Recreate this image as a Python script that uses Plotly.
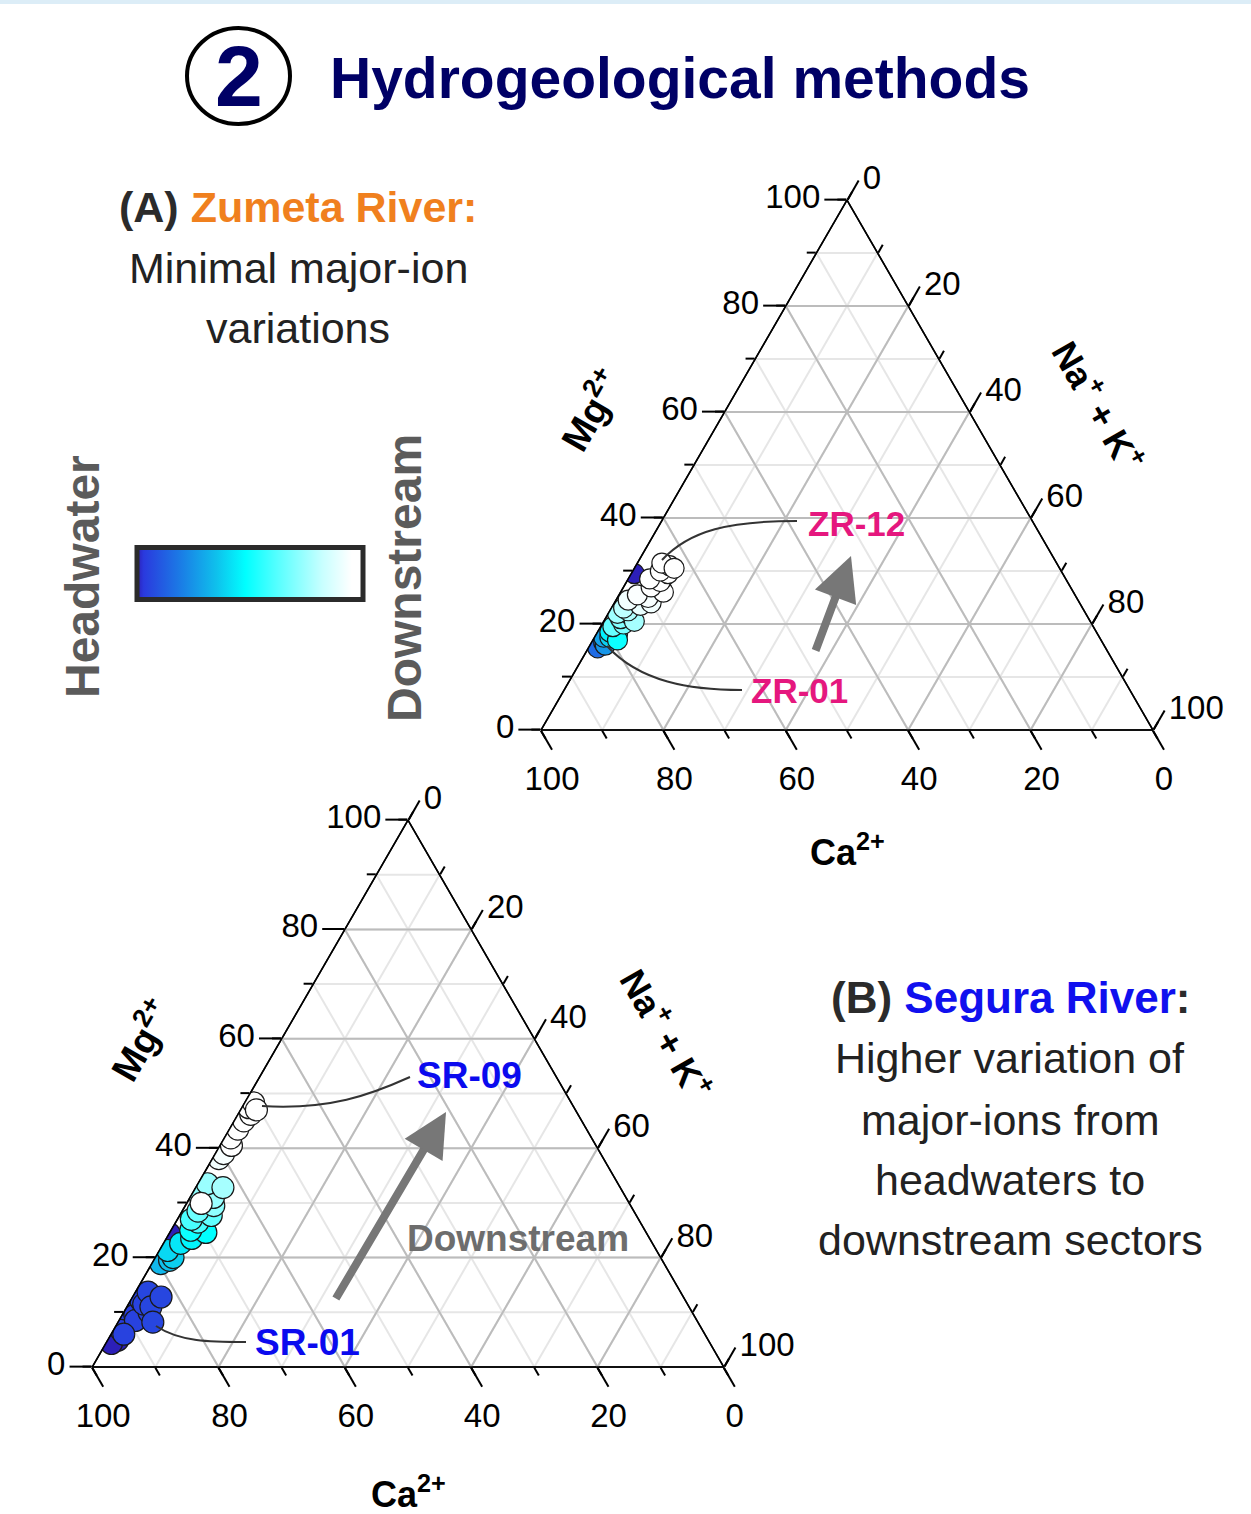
import numpy as np
import plotly.graph_objects as go

W, H = 1251, 1514

# ---------------- data ----------------
# Zumeta River (A): Mg2+, Na+ + K+ (% meq), downstream position (0 = headwater, 1 = downstream)
zr_mg  = [29.5, 17.0, 15.5, 16.5, 16.0, 17.5,
          17.5, 18.0, 18.5, 19.0, 17.0,
          19.5, 20.0, 21.0, 21.5, 22.0, 20.5, 22.5, 23.0,
          23.5, 24.0, 25.0, 25.5, 26.5, 27.0, 28.0, 28.5, 29.5, 30.0, 31.0, 31.5, 30.5, 26.0, 24.5]
zr_nak = [0.5, 2.0, 1.5, 2.0, 2.5, 1.5,
          2.5, 3.5, 2.0, 3.0, 4.0,
          2.0, 3.5, 2.5, 4.0, 1.5, 5.0, 3.0, 2.0,
          4.5, 6.0, 5.0, 3.0, 6.5, 4.5, 5.5, 3.5, 6.0, 4.5, 5.5, 4.0, 6.5, 7.0, 2.0]
zr_pos = [0.00, 0.12, 0.15, 0.20, 0.25, 0.28,
          0.38, 0.42, 0.45, 0.48, 0.50,
          0.65, 0.68, 0.70, 0.72, 0.75, 0.76, 0.78, 0.80,
          0.90, 0.92, 0.93, 0.94, 0.95, 0.96, 0.97, 0.98, 0.99, 1.00, 1.00, 1.00, 1.00, 0.95, 0.92]

# Segura River (B)
sr_mg  = [13.7, 12.8, 12.2, 11.7, 11.0, 10.5, 9.8, 9.1, 8.5, 8.2, 7.6, 6.7, 6.0, 4.9, 4.3, 12.8, 10.0, 11.5, 9.5,
          18.9, 19.5, 20.0, 21.3, 22.6, 24.6, 25.0, 23.5, 26.5, 27.7, 28.5, 29.5, 31.0, 32.2, 32.8, 33.5,
          30.5, 27.0, 24.4, 29.9,
          38.1, 39.0, 40.5, 41.9, 43.5, 45.0, 46.2, 47.4, 48.3, 47.0]
sr_nak = [2.0, 3.5, 1.6, 0.8, 3.8, 1.5, 3.2, 1.1, 2.6, 5.5, 1.4, 1.2, 2.0, 1.6, 0.9, 4.5, 4.0, 2.4, 2.0,
          1.4, 2.5, 2.8, 1.3, 2.7, 5.7, 3.1, 4.0, 3.5, 5.0, 2.5, 4.5, 3.7, 0.3, 4.3, 1.5,
          2.0, 2.2, 0.0, 2.3,
          1.0, 1.3, 1.8, 1.0, 1.3, 1.5, 2.0, 1.1, 1.4, 2.5]
sr_pos = [0.06, 0.05, 0.05, 0.04, 0.06, 0.04, 0.05, 0.04, 0.05, 0.06, 0.04, 0.04, 0.05, 0.00, 0.00, 0.06, 0.05, 0.05, 0.04,
          0.33, 0.35, 0.38, 0.40, 0.43, 0.48, 0.50, 0.46, 0.60, 0.64, 0.66, 0.72, 0.74, 0.72, 0.76, 0.74,
          0.70, 0.60, 0.00, 1.00,
          0.92, 0.93, 0.95, 0.95, 0.97, 0.98, 0.99, 1.00, 1.00, 1.00]

tick_major = [0, 20, 40, 60, 80, 100]
tick_minor = list(range(0, 101, 10))

colorscale = [[0.0, "#2c1fb8"], [0.03, "#2a3ade"], [0.2, "#1a7fe6"], [0.35, "#0fc0ec"],
              [0.48, "#00ffff"], [0.62, "#55ffff"], [0.82, "#c8ffff"], [0.95, "#ffffff"],
              [1.0, "#ffffff"]]

FONT = "Liberation Sans, Arial, sans-serif"


def px(x, y):
    return x / W, 1 - y / H


def ca_from(mg, nak):
    return [100 - m - n for m, n in zip(mg, nak)]


def sorted_data(mg, nak, pos):
    order = np.argsort(pos, kind="stable")
    return list(np.array(mg)[order]), list(np.array(nak)[order]), list(np.array(pos)[order])


fig = go.Figure()

# ---------------- ternary layouts ----------------
def minor_axis(ticklen):
    return dict(tickmode="array", tickvals=tick_minor, showticklabels=False,
                ticks="outside", ticklen=ticklen, tickwidth=1.5, tickcolor="black",
                showgrid=True, gridcolor="#e6e6e6", gridwidth=1.5,
                showline=True, linecolor="black", linewidth=1.5, title=dict(text=""))


def major_axis(ticklen):
    return dict(tickmode="array", tickvals=tick_major, ticktext=[str(v) for v in tick_major],
                showticklabels=True, tickfont=dict(family=FONT, size=33, color="black"),
                ticks="outside", ticklen=ticklen, tickwidth=1.5, tickcolor="black",
                showgrid=True, gridcolor="#bcbcbc", gridwidth=1.5,
                showline=True, linecolor="black", linewidth=1.5, title=dict(text=""))


domA = dict(x=[541 / W, 1153 / W], y=[1 - 730 / H, 1 - 200 / H])
domB = dict(x=[91 / W, 725 / W], y=[1 - 1367 / H, 1 - 820 / H])

layout_ternaries = {}
for name_minor, name_major, dom in [("ternary", "ternary2", domA), ("ternary3", "ternary4", domB)]:
    layout_ternaries[name_minor] = dict(domain=dom, sum=100, bgcolor="white",
                                        aaxis=minor_axis(9), baxis=minor_axis(9), caxis=minor_axis(9))
    layout_ternaries[name_major] = dict(domain=dom, sum=100, bgcolor="rgba(0,0,0,0)",
                                        aaxis=major_axis(22), baxis=major_axis(22), caxis=major_axis(22))

# empty traces so that the minor-grid ternary layers get drawn
for sp in ["ternary", "ternary3"]:
    fig.add_trace(go.Scatterternary(a=[], b=[], c=[], subplot=sp, mode="markers",
                                    showlegend=False, hoverinfo="skip"))

# ---------------- traces ----------------
mg, nak, pos = sorted_data(zr_mg, zr_nak, zr_pos)
fig.add_trace(go.Scatterternary(
    a=mg, b=ca_from(mg, nak), c=nak, subplot="ternary2", mode="markers",
    marker=dict(size=20, color=pos, colorscale=colorscale, cmin=0, cmax=1,
                line=dict(width=1.2, color="#1a1a1a"), opacity=1,
                showscale=True,
                colorbar=dict(orientation="h", lenmode="pixels", len=226, thickness=52,
                              x=250 / W, xanchor="center", y=1 - 576 / H, yanchor="middle",
                              xpad=0, ypad=0, outlinewidth=5, outlinecolor="#2b2b2b",
                              showticklabels=False, ticks="")),
    showlegend=False, hoverinfo="skip"))

mg, nak, pos = sorted_data(sr_mg, sr_nak, sr_pos)
fig.add_trace(go.Scatterternary(
    a=mg, b=ca_from(mg, nak), c=nak, subplot="ternary4", mode="markers",
    marker=dict(size=22, color=pos, colorscale=colorscale, cmin=0, cmax=1,
                line=dict(width=1.2, color="#1a1a1a"), showscale=False),
    showlegend=False, hoverinfo="skip"))

# ---------------- annotations ----------------
ann = []


def text(x, y, s, size, color="black", bold=False, family=FONT, angle=0, xanchor="center"):
    xx, yy = px(x, y)
    ann.append(dict(x=xx, y=yy, xref="paper", yref="paper", text=(f"<b>{s}</b>" if bold else s),
                    showarrow=False, textangle=angle, xanchor=xanchor, yanchor="middle",
                    font=dict(family=family, size=size, color=color)))


def arrow(tx, ty, sx, sy):
    xx, yy = px(tx, ty)
    ann.append(dict(x=xx, y=yy, xref="paper", yref="paper", text="", showarrow=True,
                    ax=sx - tx, ay=sy - ty, axref="pixel", ayref="pixel",
                    arrowhead=2, arrowsize=1.1, arrowwidth=8, arrowcolor="#777777"))


# title
text(239, 76, "2", 86, "#000066", bold=True)
text(328, 78, "Hydrogeological methods", 57, "#000066", bold=True, xanchor="left")

# panel A text
text(298, 207, "(A) <span style='color:#F0801E'>Zumeta River:</span>", 43, "#2b2b2b", bold=True)
text(298, 268, "Minimal major-ion", 43, "#222222")
text(298, 328, "variations", 43, "#222222")
text(82, 577, "Headwater", 48, "#5b5b5b", bold=True, angle=-90)
text(405, 578, "Downstream", 48, "#5b5b5b", bold=True, angle=-90)

# panel B text
text(1010, 998, "(B) <span style='color:#1010EE'>Segura River</span>:", 44, "#2b2b2b", bold=True)
text(1010, 1058, "Higher variation of", 43, "#222222")
text(1010, 1120, "major-ions from", 43, "#222222")
text(1010, 1180, "headwaters to", 43, "#222222")
text(1010, 1240, "downstream sectors", 43, "#222222")

# axis titles
for (mx, my), (nx, ny), (cx, cy) in [((590, 410), (1099, 405), (847, 850)),
                                     ((140, 1040), (667, 1033), (408, 1492))]:
    text(mx, my, "Mg<sup>2+</sup>", 38, "black", bold=True, angle=-60)
    text(nx, ny, "Na<sup>+</sup> + K<sup>+</sup>", 36, "black", bold=True, angle=60)
    text(cx, cy, "Ca<sup>2+</sup>", 36, "black", bold=True)

# sample labels
text(856, 523, "ZR-12", 35, "#E5177E", bold=True)
text(800, 691, "ZR-01", 35, "#E5177E", bold=True)
text(470, 1075, "SR-09", 37, "#0A0AEE", bold=True)
text(307, 1342, "SR-01", 37, "#0A0AEE", bold=True)
text(518, 1238, "Downstream", 37, "#6d6d6d", bold=True)

# trend arrows
arrow(851, 556, 815, 652)
arrow(446, 1112, 335, 1300)

# ---------------- shapes ----------------
def path(points):
    (x0, y0), (x1, y1), (x2, y2), (x3, y3) = [px(*p) for p in points]
    return f"M {x0},{y0} C {x1},{y1} {x2},{y2} {x3},{y3}"


shapes = []
for pts in [[(662, 560), (690, 530), (730, 521), (797, 521)],
            [(607, 646), (640, 682), (690, 690), (742, 690)],
            [(262, 1106), (330, 1110), (370, 1095), (410, 1077)],
            [(156, 1326), (180, 1342), (210, 1342), (246, 1342)]]:
    shapes.append(dict(type="path", xref="paper", yref="paper", path=path(pts),
                       line=dict(color="#333333", width=2)))

cx0, cy0 = px(187, 124)
cx1, cy1 = px(290, 28)
shapes.append(dict(type="circle", xref="paper", yref="paper", x0=cx0, y0=cy0, x1=cx1, y1=cy1,
                   line=dict(color="black", width=4)))
bx0, by0 = px(0, 4)
bx1, by1 = px(W, 0)
shapes.append(dict(type="rect", xref="paper", yref="paper", x0=bx0, y0=by0, x1=bx1, y1=by1,
                   line=dict(width=0), fillcolor="#dcedf7"))

fig.update_layout(width=W, height=H, margin=dict(l=0, r=0, t=0, b=0),
                  paper_bgcolor="white", plot_bgcolor="white",
                  annotations=ann, shapes=shapes, **layout_ternaries)

fig.write_html("out.html", config={"displayModeBar": False},
               post_script="document.body.style.margin='0px';")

• [To do]: Return the material line for line, from its beginning to the line that contains "1.00, 0.95, 0.92]", with the pictures left out.

• [Reply]:
Recreate this image as a Python script that uses Plotly.
import numpy as np
import plotly.graph_objects as go

W, H = 1251, 1514

# ---------------- data ----------------
# Zumeta River (A): Mg2+, Na+ + K+ (% meq), downstream position (0 = headwater, 1 = downstream)
zr_mg  = [29.5, 17.0, 15.5, 16.5, 16.0, 17.5,
          17.5, 18.0, 18.5, 19.0, 17.0,
          19.5, 20.0, 21.0, 21.5, 22.0, 20.5, 22.5, 23.0,
          23.5, 24.0, 25.0, 25.5, 26.5, 27.0, 28.0, 28.5, 29.5, 30.0, 31.0, 31.5, 30.5, 26.0, 24.5]
zr_nak = [0.5, 2.0, 1.5, 2.0, 2.5, 1.5,
          2.5, 3.5, 2.0, 3.0, 4.0,
          2.0, 3.5, 2.5, 4.0, 1.5, 5.0, 3.0, 2.0,
          4.5, 6.0, 5.0, 3.0, 6.5, 4.5, 5.5, 3.5, 6.0, 4.5, 5.5, 4.0, 6.5, 7.0, 2.0]
zr_pos = [0.00, 0.12, 0.15, 0.20, 0.25, 0.28,
          0.38, 0.42, 0.45, 0.48, 0.50,
          0.65, 0.68, 0.70, 0.72, 0.75, 0.76, 0.78, 0.80,
          0.90, 0.92, 0.93, 0.94, 0.95, 0.96, 0.97, 0.98, 0.99, 1.00, 1.00, 1.00, 1.00, 0.95, 0.92]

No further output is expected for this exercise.